Begin with the line holding "What Chart.js code", end with the line holding "- distribuzione scostamenti", and repeat every line in between exactly, without pictures.
▼
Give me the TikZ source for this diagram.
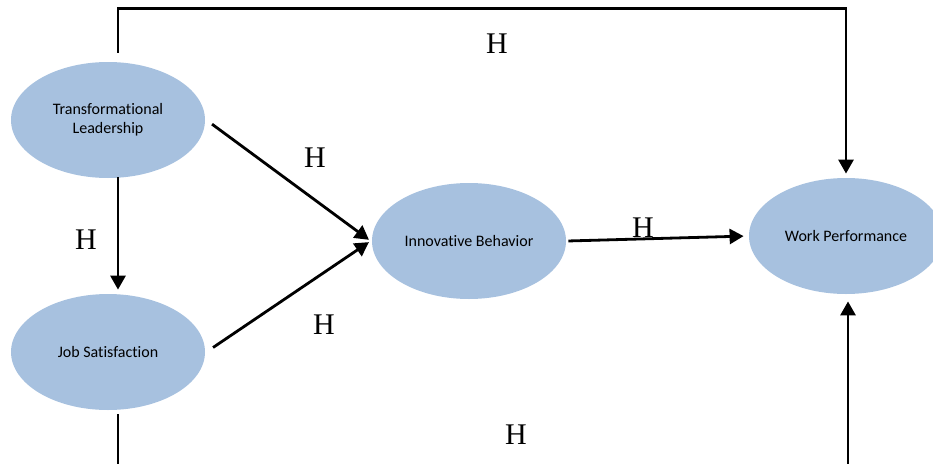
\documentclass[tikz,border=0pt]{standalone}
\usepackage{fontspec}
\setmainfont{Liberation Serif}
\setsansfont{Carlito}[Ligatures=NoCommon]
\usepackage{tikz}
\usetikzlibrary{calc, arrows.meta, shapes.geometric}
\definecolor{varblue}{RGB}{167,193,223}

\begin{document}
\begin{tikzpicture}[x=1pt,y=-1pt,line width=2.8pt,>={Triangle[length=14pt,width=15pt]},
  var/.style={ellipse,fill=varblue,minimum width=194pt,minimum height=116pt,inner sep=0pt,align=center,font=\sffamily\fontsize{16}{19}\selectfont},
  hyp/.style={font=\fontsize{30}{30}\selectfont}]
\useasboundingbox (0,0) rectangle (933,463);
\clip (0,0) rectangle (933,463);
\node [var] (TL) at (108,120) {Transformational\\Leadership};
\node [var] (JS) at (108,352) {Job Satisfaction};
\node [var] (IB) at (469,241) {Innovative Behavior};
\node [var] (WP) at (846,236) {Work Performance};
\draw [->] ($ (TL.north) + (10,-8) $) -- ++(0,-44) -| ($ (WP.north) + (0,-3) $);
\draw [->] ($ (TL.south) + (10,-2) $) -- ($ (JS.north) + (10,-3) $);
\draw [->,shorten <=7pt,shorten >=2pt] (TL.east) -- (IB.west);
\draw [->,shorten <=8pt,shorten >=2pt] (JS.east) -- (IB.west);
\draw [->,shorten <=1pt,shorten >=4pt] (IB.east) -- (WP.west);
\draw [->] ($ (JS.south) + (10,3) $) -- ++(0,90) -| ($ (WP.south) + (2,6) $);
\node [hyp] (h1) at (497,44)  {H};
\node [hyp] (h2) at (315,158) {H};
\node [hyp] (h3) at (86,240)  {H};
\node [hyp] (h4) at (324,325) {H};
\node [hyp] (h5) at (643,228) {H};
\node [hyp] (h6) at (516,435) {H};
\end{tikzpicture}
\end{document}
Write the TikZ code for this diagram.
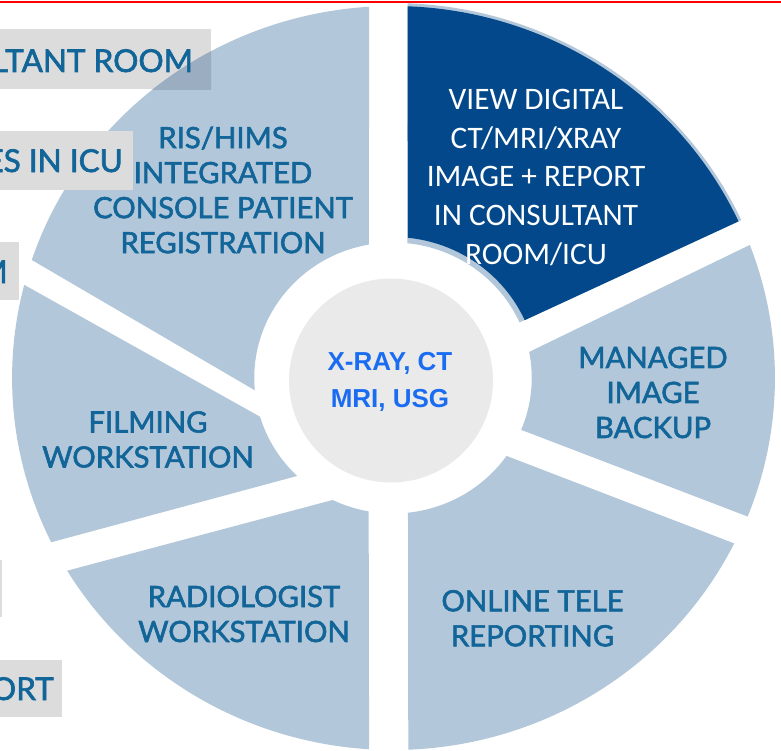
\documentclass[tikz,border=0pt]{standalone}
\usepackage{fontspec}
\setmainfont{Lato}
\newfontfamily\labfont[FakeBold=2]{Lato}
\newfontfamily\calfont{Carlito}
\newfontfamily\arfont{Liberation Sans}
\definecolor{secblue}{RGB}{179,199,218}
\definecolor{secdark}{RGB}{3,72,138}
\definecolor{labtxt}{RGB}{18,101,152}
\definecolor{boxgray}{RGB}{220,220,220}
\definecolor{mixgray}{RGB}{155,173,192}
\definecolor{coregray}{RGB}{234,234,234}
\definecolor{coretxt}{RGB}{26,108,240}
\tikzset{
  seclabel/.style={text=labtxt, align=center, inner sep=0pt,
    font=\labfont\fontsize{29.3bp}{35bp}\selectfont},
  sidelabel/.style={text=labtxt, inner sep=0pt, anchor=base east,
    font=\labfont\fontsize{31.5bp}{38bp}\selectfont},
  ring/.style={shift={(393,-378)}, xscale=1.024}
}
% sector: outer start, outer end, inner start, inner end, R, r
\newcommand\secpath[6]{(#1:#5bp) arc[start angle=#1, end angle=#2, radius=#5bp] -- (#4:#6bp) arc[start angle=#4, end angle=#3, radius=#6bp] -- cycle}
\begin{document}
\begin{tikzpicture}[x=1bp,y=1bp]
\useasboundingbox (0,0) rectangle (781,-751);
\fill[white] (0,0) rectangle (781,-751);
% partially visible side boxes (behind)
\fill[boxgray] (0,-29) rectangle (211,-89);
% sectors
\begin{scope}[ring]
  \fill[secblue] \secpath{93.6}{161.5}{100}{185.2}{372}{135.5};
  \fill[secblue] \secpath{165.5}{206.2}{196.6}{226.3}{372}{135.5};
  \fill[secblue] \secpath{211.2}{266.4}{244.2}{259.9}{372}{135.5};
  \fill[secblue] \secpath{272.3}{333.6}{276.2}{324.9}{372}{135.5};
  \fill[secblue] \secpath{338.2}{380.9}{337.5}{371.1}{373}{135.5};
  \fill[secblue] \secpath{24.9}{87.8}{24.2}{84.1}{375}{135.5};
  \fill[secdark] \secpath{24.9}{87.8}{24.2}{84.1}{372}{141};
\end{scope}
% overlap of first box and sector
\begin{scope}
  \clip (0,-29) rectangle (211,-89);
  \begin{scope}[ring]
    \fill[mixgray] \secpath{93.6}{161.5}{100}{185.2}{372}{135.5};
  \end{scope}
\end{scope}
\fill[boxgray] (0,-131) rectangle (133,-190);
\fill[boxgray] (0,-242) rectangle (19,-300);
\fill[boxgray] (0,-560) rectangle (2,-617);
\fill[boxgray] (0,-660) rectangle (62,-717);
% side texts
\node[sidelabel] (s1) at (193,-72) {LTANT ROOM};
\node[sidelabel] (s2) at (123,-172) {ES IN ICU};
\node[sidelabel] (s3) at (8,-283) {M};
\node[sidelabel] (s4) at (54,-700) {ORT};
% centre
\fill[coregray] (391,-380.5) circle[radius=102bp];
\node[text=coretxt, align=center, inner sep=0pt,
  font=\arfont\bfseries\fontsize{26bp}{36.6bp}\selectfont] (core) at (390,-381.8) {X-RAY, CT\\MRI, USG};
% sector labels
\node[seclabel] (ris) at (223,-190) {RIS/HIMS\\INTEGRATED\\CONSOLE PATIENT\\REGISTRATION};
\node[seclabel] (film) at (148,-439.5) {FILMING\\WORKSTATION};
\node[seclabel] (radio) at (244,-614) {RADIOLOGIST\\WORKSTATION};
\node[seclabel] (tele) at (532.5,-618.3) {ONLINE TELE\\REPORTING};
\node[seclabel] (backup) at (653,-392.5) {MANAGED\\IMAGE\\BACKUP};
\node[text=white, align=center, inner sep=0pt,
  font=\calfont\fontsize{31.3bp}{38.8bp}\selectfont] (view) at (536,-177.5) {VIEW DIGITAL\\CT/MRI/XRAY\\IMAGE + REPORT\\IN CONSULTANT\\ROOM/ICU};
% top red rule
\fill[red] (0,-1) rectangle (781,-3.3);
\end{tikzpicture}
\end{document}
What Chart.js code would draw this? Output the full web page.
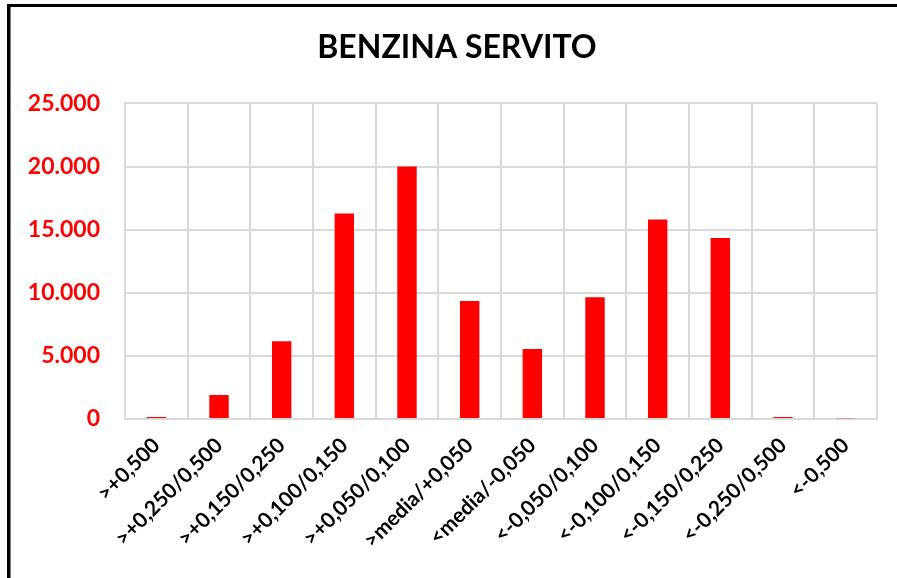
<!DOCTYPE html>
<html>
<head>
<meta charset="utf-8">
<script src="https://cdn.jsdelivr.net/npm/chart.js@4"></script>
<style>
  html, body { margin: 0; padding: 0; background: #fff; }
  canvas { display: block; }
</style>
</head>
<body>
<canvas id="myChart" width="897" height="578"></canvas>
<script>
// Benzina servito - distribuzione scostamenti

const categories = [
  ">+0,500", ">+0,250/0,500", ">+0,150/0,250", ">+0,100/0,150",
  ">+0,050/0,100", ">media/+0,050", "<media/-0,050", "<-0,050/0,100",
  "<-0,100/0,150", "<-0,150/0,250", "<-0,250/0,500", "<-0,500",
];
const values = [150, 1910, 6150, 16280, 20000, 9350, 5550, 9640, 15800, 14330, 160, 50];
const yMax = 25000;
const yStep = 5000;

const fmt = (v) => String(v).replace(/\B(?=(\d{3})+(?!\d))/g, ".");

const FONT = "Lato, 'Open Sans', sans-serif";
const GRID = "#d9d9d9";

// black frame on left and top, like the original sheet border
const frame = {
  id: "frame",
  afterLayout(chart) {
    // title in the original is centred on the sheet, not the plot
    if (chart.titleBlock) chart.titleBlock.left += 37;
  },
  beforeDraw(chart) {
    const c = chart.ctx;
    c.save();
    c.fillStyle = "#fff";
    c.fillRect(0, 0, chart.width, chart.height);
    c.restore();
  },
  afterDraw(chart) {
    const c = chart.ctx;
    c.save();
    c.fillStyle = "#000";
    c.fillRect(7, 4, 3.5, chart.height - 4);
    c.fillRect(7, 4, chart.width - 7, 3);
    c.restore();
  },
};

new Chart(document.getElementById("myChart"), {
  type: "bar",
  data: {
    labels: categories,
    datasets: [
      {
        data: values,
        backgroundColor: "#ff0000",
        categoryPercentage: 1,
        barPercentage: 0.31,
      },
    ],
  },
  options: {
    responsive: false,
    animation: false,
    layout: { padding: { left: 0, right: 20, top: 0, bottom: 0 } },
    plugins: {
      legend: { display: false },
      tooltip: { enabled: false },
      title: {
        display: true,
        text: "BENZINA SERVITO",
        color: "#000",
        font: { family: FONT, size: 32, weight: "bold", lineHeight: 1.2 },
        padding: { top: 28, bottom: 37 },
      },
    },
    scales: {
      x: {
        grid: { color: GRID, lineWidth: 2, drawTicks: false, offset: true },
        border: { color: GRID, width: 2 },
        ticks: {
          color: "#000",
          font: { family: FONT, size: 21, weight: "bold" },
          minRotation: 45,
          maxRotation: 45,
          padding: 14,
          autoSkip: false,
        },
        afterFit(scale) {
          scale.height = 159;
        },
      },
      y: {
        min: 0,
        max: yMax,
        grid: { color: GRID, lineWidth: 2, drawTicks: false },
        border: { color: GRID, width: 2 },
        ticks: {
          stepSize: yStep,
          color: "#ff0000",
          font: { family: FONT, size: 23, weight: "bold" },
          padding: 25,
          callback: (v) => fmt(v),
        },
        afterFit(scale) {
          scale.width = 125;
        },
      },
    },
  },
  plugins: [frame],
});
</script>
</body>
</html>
▲
*ANSWER TO THIS EXERCISE*.
What Chart.js code would draw this? Output the full web page.
<!DOCTYPE html>
<html>
<head>
<meta charset="utf-8">
<script src="https://cdn.jsdelivr.net/npm/chart.js@4"></script>
<style>
  html, body { margin: 0; padding: 0; background: #fff; }
  canvas { display: block; }
</style>
</head>
<body>
<canvas id="myChart" width="897" height="578"></canvas>
<script>
// Benzina servito - distribuzione scostamenti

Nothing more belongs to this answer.